VMware vMotion works with other VMware features -- VMware Distributed Resource Scheduler, Distributed Power Management and Update Manager -- to provide load balancing and make it easier to perform server maintenance. First, learn how the live migration process actually works and make sure you meet the VMware vMotion requirements. Then you can download and configure vMotion and, finally, perform a vMotion. (That’s actually the easiest part.)
Downloading, configuring and using vMotion in vSphere 4
VMware vMotion is a feature of the Advanced, Enterprise and Enterprise Plus versions of the vSphere suite. The vMotion requirements include rules about shared storage, VM affinity, CPU compatibility and cluster organization. You also need to add a vMotion-enabled VMkernel adapter if you use Fibre Channel storage. Once your configuration is all set, it’s easy to request a vMotion live migration with just a few clicks inside the vSphere client.
Understanding how VMware vMotion live migration works
VMware's Distributed Resource Scheduler uses VMware vMotion live migration technology to move VMs off overloaded hosts. Doing so provides resource balance, and of course, has zero downtime for end users. With Distributed Power Management, vMotion moves VMs from one host to another when the virtual infrastructure load is low. That way, your organization saves on power and cooling costs. Update Manager even uses VMware vMotion to apply patches.
VMware DRS and vMotion: Improve workload balance, prevent problems
Distributed Resource Scheduler (DRS) and VMware vMotion go hand in hand, but the features don’t always play nice together. DRS ensures that your resource requirements are enforced, and VMware vMotion performs a live migration when VMs and their resources need to be re-allocated. Still, using both VMware DRS and vMotion doesn’t guarantee perfect resource balancing. A vMotion live migration doesn’t always provide complete VM connectivity, and sometimes, a VM fails to migrate.
It may be easy to use, but VMware vMotion is not without some minor problems. There are a few cases in which you could encounter VM crashes when you attempt a vMotion live migration. But with these workarounds, you can circumvent those problems before they happen. Pay attention to VM snapshots, storage network connections and CPU types as you decide which machines to migrate. With the right tools, you can even migrate VMs across separate data centers.
VMware VMotion network and storage connectivity issues
When it comes time to migrate a VM from one host to another, you need to verify which other hosts have the right connections to accept that VM. VMware vMotion also requires access to shared storage, so in an infrastructure with lots of VMs and even more storage network connections, it can be difficult to manage those target hosts. Another caveat is that VMs that are being migrated must be able to access the same IP network. But there’s one solution to both network and storage problems with vMotion: dynamically allocating hosts.

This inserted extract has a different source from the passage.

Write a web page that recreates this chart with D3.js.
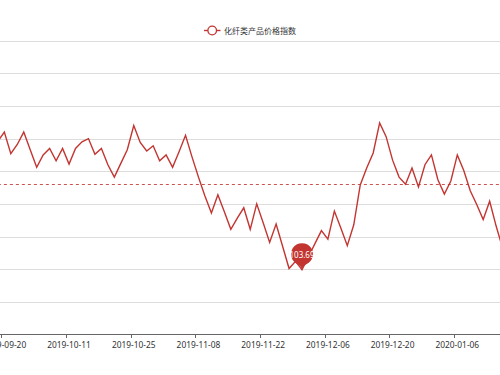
<!DOCTYPE html>
<html lang="zh">
<head>
<meta charset="UTF-8">
<title>化纤类产品价格指数</title>
<script src="https://d3js.org/d3.v7.min.js"></script>
<style>
  body { margin: 0; background: #fff; }
  svg { display: block; }
  .axis-label { font-family: "Noto Sans", sans-serif; font-size: 8.4px; fill: #333; }
  .legend-text { font-family: "Noto Sans CJK SC", sans-serif; font-size: 8px; fill: #333; }
  .pin-text { font-family: "Noto Sans", sans-serif; font-size: 8px; fill: #fff; }
</style>
</head>
<body>
<script>
  // trading days shown in the window
  const dates = [
    "2019-09-19", "2019-09-20", "2019-09-23", "2019-09-24", "2019-09-25", "2019-09-26", "2019-09-27", "2019-09-30",
    "2019-10-08", "2019-10-09", "2019-10-10", "2019-10-11", "2019-10-14", "2019-10-15", "2019-10-16", "2019-10-17",
    "2019-10-18", "2019-10-21", "2019-10-22", "2019-10-23", "2019-10-24", "2019-10-25", "2019-10-28", "2019-10-29",
    "2019-10-30", "2019-10-31", "2019-11-01", "2019-11-04", "2019-11-05", "2019-11-06", "2019-11-07", "2019-11-08",
    "2019-11-11", "2019-11-12", "2019-11-13", "2019-11-14", "2019-11-15", "2019-11-18", "2019-11-19", "2019-11-20",
    "2019-11-21", "2019-11-22", "2019-11-25", "2019-11-26", "2019-11-27", "2019-11-28", "2019-11-29", "2019-12-02",
    "2019-12-03", "2019-12-04", "2019-12-05", "2019-12-06", "2019-12-09", "2019-12-10", "2019-12-11", "2019-12-12",
    "2019-12-13", "2019-12-16", "2019-12-17", "2019-12-18", "2019-12-19", "2019-12-20", "2019-12-23", "2019-12-24",
    "2019-12-25", "2019-12-26", "2019-12-27", "2019-12-30", "2019-12-31", "2020-01-02", "2020-01-03", "2020-01-06",
    "2020-01-07", "2020-01-08", "2020-01-09", "2020-01-10", "2020-01-13", "2020-01-14", "2020-01-15"
  ];

  const values = [
    105.66, 105.80, 105.47, 105.61, 105.80, 105.53, 105.26, 105.45, 105.55, 105.36,
    105.55, 105.31, 105.55, 105.65, 105.70, 105.46, 105.55, 105.30, 105.11, 105.32,
    105.53, 105.90, 105.64, 105.51, 105.59, 105.36, 105.45, 105.26, 105.50, 105.75,
    105.42, 105.11, 104.82, 104.56, 104.84, 104.58, 104.31, 104.48, 104.64, 104.31,
    104.70, 104.41, 104.11, 104.39, 104.05, 103.71, 103.82, 103.69, 103.89, 104.09,
    104.29, 104.16, 104.59, 104.33, 104.06, 104.38, 104.99, 105.25, 105.48, 105.94,
    105.73, 105.37, 105.11, 105.00, 105.25, 104.96, 105.30, 105.45, 105.07, 104.85,
    105.05, 105.45, 105.21, 104.90, 104.69, 104.46, 104.74, 104.36, 104.02
  ];

  const seriesName = "化纤类产品价格指数";
  const yMin = 102.7;
  const yStep = 0.5;
  const yTicks = d3.range(10).map(i => +(yMin + i * yStep).toFixed(2));
  const labelEvery = 10;   // one label per 10 trading days
  const labelStart = 1;    // first labelled day: 2019-09-20

  const width = 500, height = 375;
  const color = "#c23531";

  const svg = d3.select("body").append("svg")
    .attr("width", width)
    .attr("height", height);

  // the plot area is wider than the window, so it runs past both edges
  const step = 6.471;
  const x0 = -5.37;
  const x = d3.scaleBand()
    .domain(dates)
    .range([x0, x0 + dates.length * step]);

  const y = d3.scaleLinear()
    .domain([yTicks[0], yTicks[yTicks.length - 1]])
    .range([334.4, 40.7]);

  const cx = i => x(dates[i]) + x.bandwidth() / 2;

  // grid lines
  svg.append("g")
    .selectAll("line")
    .data(yTicks.slice(1))
    .join("line")
    .attr("x1", 0).attr("x2", width)
    .attr("y1", d => Math.round(y(d)) + 0.5)
    .attr("y2", d => Math.round(y(d)) + 0.5)
    .attr("stroke", "#dddddd")
    .attr("stroke-width", 1);

  // x axis
  const axisY = Math.round(y(yTicks[0])) + 0.5;
  svg.append("line")
    .attr("x1", 0).attr("x2", width)
    .attr("y1", axisY).attr("y2", axisY)
    .attr("stroke", "#666")
    .attr("stroke-width", 1);

  const labelled = dates.filter((d, i) => i >= labelStart && (i - labelStart) % labelEvery === 0);

  svg.append("g")
    .selectAll("line")
    .data(labelled)
    .join("line")
    .attr("x1", d => Math.round(x(d)) + 0.5)
    .attr("x2", d => Math.round(x(d)) + 0.5)
    .attr("y1", axisY).attr("y2", axisY + 3.5)
    .attr("stroke", "#666");

  svg.append("g")
    .selectAll("text")
    .data(labelled)
    .join("text")
    .attr("class", "axis-label")
    .attr("x", d => x(d) + x.bandwidth() / 2)
    .attr("y", axisY + 13)
    .attr("text-anchor", "middle")
    .text(d => d);

  // average line
  const avg = d3.mean(values);
  const avgY = Math.round(y(avg)) + 0.5;
  svg.append("line")
    .attr("x1", cx(0)).attr("x2", cx(values.length - 1))
    .attr("y1", avgY).attr("y2", avgY)
    .attr("stroke", color)
    .attr("stroke-opacity", 0.85)
    .attr("stroke-width", 1)
    .attr("stroke-dasharray", "3,3");

  // series line
  const line = d3.line()
    .x((d, i) => cx(i))
    .y(d => y(d));

  svg.append("path")
    .datum(values)
    .attr("fill", "none")
    .attr("stroke", color)
    .attr("stroke-width", 1.4)
    .attr("d", line);

  // min pin
  const minIdx = d3.minIndex(values);
  const px = cx(minIdx), py = y(values[minIdx]);
  function pinPath(x, yTip, w, h) {
    const r = w / 2;
    const dy = r * r / (h - r);
    const cy = yTip - h + r + dy;
    const angle = Math.asin(dy / r);
    const dx = Math.cos(angle) * r;
    const tanX = Math.sin(angle), tanY = Math.cos(angle);
    const cp = r * 0.6, cp2 = r * 0.7;
    const p = d3.path();
    p.moveTo(x - dx, cy + dy);
    p.arc(x, cy, r, Math.PI - angle, Math.PI * 2 + angle);
    p.bezierCurveTo(x + dx - tanX * cp, cy + dy + tanY * cp, x, yTip - cp2, x, yTip);
    p.bezierCurveTo(x, yTip - cp2, x - dx + tanX * cp, cy + dy + tanY * cp, x - dx, cy + dy);
    p.closePath();
    return p.toString();
  }
  svg.append("path")
    .attr("d", pinPath(px, py + 1.5, 22, 33.5))
    .attr("fill", color);
  svg.append("text")
    .attr("class", "pin-text")
    .attr("x", px)
    .attr("y", py - 12)
    .attr("text-anchor", "middle")
    .text(values[minIdx].toFixed(2));

  // legend
  const legend = svg.append("g").attr("transform", "translate(204,30.5)");
  legend.append("line")
    .attr("x1", 0).attr("x2", 16.5)
    .attr("stroke", color).attr("stroke-width", 1.4);
  legend.append("circle")
    .attr("cx", 8.2).attr("r", 4.3)
    .attr("fill", "#fff")
    .attr("stroke", color).attr("stroke-width", 1.3);
  legend.append("text")
    .attr("class", "legend-text")
    .attr("x", 20)
    .attr("y", 3)
    .text(seriesName);
</script>
</body>
</html>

Avoiding an Enhanced vMotion Compatibility gotcha
If you don’t perform live migrations between hosts with identical CPUs, you could experience a vMotion crash. But Enhanced vMotion Compatibility (EVC) can prevent these crashes through CPU masking, which tricks the guest OSes into not recognizing the extra features that might disrupt a live migration. Masking CPUs is not a perfect solution, so make sure you understand how VMware EVC works before you try live migrating VMs between hosts with different CPU types.
Live migration across data centers with Overlay Transport Virtualization
In the early days of VMware vMotion, a common complaint was that you couldn’t easily perform a live migration across physically separate data centers. In 2010, Cisco Systems developed a bridging method, known as Overlay Transport Virtualization (OTV), to facilitate vMotion between data centers. The setup is fairly simple and allows vMotion live migration across multiple data centers. As your virtual infrastructure grows and expands, the ability to migrate VMs to a remote location is invaluable for disaster recovery.

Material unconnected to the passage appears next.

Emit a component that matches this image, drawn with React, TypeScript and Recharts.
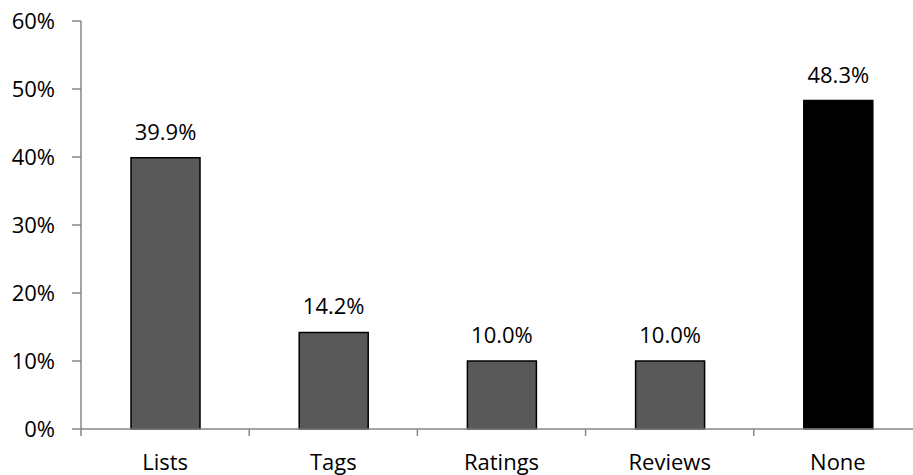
import { Bar, BarChart, Cell, LabelList, XAxis, YAxis } from "recharts"

const categories = ["Lists", "Tags", "Ratings", "Reviews", "None"]
const shares = [39.9, 14.2, 10.0, 10.0, 48.3]
const barColors = ["#595959", "#595959", "#595959", "#595959", "#000000"]
const yTicks = [0, 10, 20, 30, 40, 50, 60]

const data = categories.map((name, i) => ({ name, share: shares[i] }))

const FONT = "'Open Sans', sans-serif"
const AXIS = "#868686"

// category label at the centre, small tick mark at the band's left edge
const CategoryTick = (props: any) => {
  const { x, y, payload } = props
  const edge = x - (payload?.offset ?? 0)
  return (
    <g>
      <line x1={edge} y1={y} x2={edge} y2={y + 7} stroke={AXIS} strokeWidth={1.5} />
      <text x={x} y={y + 41} textAnchor="middle" fill="#000" fontSize={22} fontFamily={FONT}>
        {payload.value}
      </text>
    </g>
  )
}

export default function App() {
  return (
    <div style={{ position: "absolute", left: 0, top: 0, width: 913, height: 475, overflow: "hidden", background: "#fff" }}>
      <BarChart
        width={922}
        height={475}
        data={data}
        margin={{ top: 21, right: 0, left: 0, bottom: 0 }}
      >
        <XAxis
          dataKey="name"
          height={46}
          tickSize={0}
          tickMargin={0}
          tickLine={false}
          axisLine={{ stroke: AXIS, strokeWidth: 1.5 }}
          tick={<CategoryTick />}
          interval={0}
        />
        <YAxis
          width={81}
          domain={[0, 60]}
          ticks={yTicks}
          interval={0}
          tickSize={9}
          tickMargin={17}
          tickLine={{ stroke: AXIS, strokeWidth: 1.5 }}
          axisLine={{ stroke: AXIS, strokeWidth: 1.5 }}
          tick={{ fill: "#000", fontSize: 22, fontFamily: FONT }}
          tickFormatter={(v: number) => `${v}%`}
        />
        <Bar dataKey="share" barSize={69} stroke="#000" strokeWidth={1.5} isAnimationActive={false}>
          {data.map((d, i) => (
            <Cell key={d.name} fill={barColors[i]} />
          ))}
          <LabelList
            dataKey="share"
            position="top"
            offset={18}
            fill="#000"
            fontSize={22}
            fontFamily={FONT}
            formatter={(v: number) => `${v.toFixed(1)}%`}
          />
        </Bar>
      </BarChart>
    </div>
  )
}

Troubleshooting VMware snapshots
VMware snapshots, or exact copies of a VM at a specific point in time, are vital for virtual machine backup. But snapshots can pose problems during a VMware vMotion live migration. If you try to migrate a VM that has snapshots running, you’ll get an error message explaining that the VM will crash once that migration completes. Changing the default location for VM files disrupts the snapshot process, often because the destination host cannot access the same storage that the files are located on as the source host. If the VM has all its files on shared storage, however, vMotion won’t encounter any problems.
Storage vMotion allows you to migrate guest OS virtual disks from one data store to another while the VM is running.

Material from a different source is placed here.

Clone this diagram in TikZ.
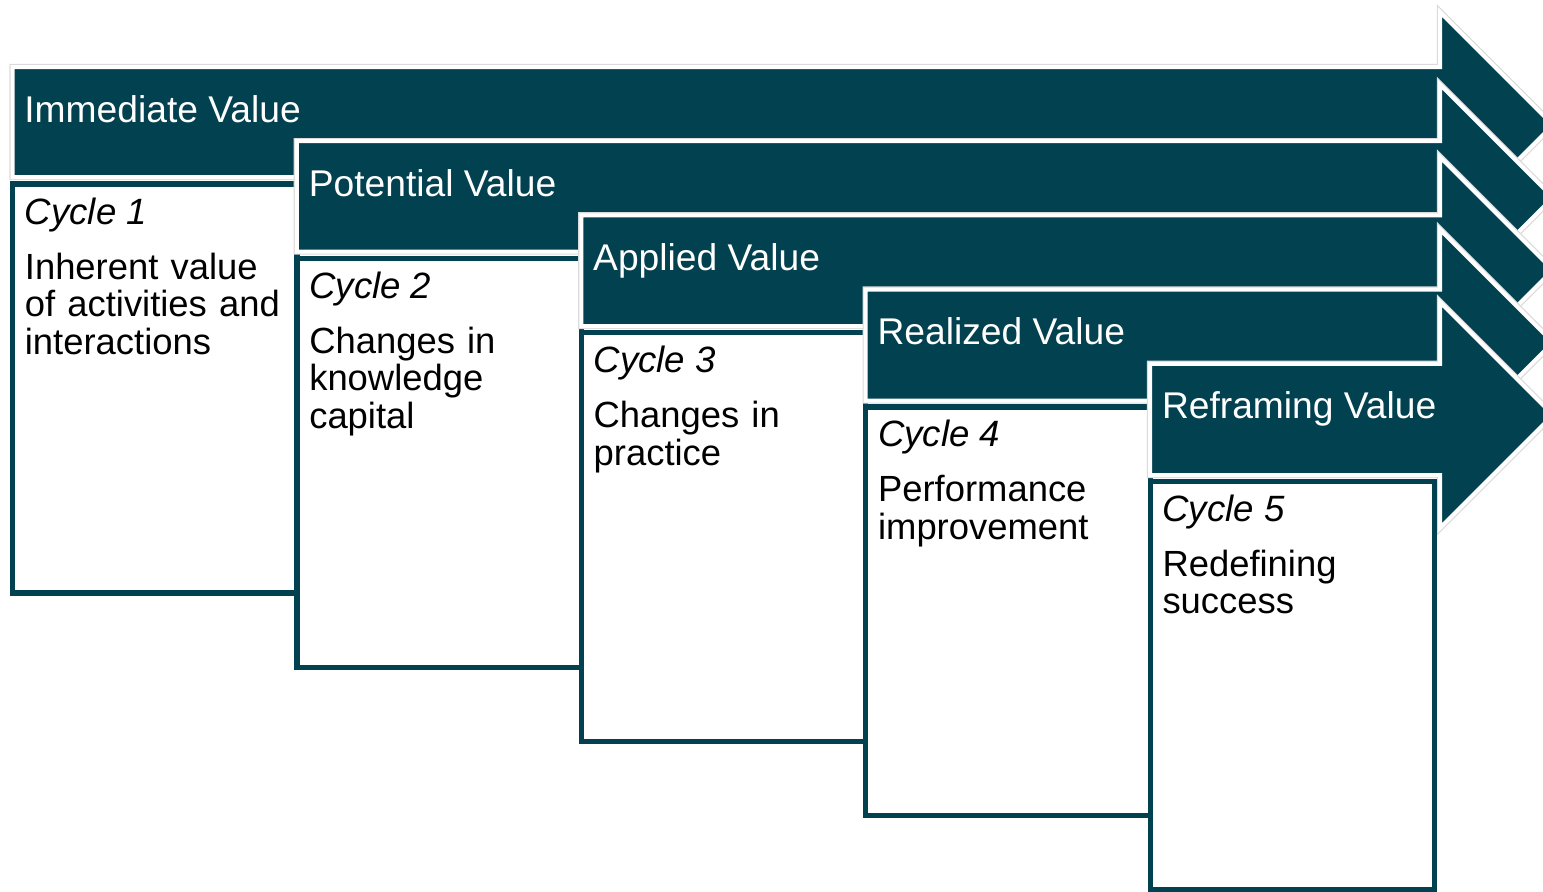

Storage vMotion: Application and performance
Instead of simply moving VMs from one host to another, Storage vMotion also moves the storage location of a VM to the same new host. (This process avoids VM downtime.) Storage vMotion also checks the target data store for adequate space before a migration begins. In addition; it’s handy for converting disk types; you can change the disk format of a VM during the copy process.
Using Storage vMotion to keep servers up when storage is down
Storage vMotion is especially useful if you want to keep VMs powered on while a SAN is down. The details behind the Storage vMotion process also reinforce the necessity of snapshots. But there are a few requirements for using Storage vMotion. Virtual machine disks must be in persistent mode or be a raw device mapping that’s in virtual compatibility mode. The host that the VM is running on must also follow several requirements.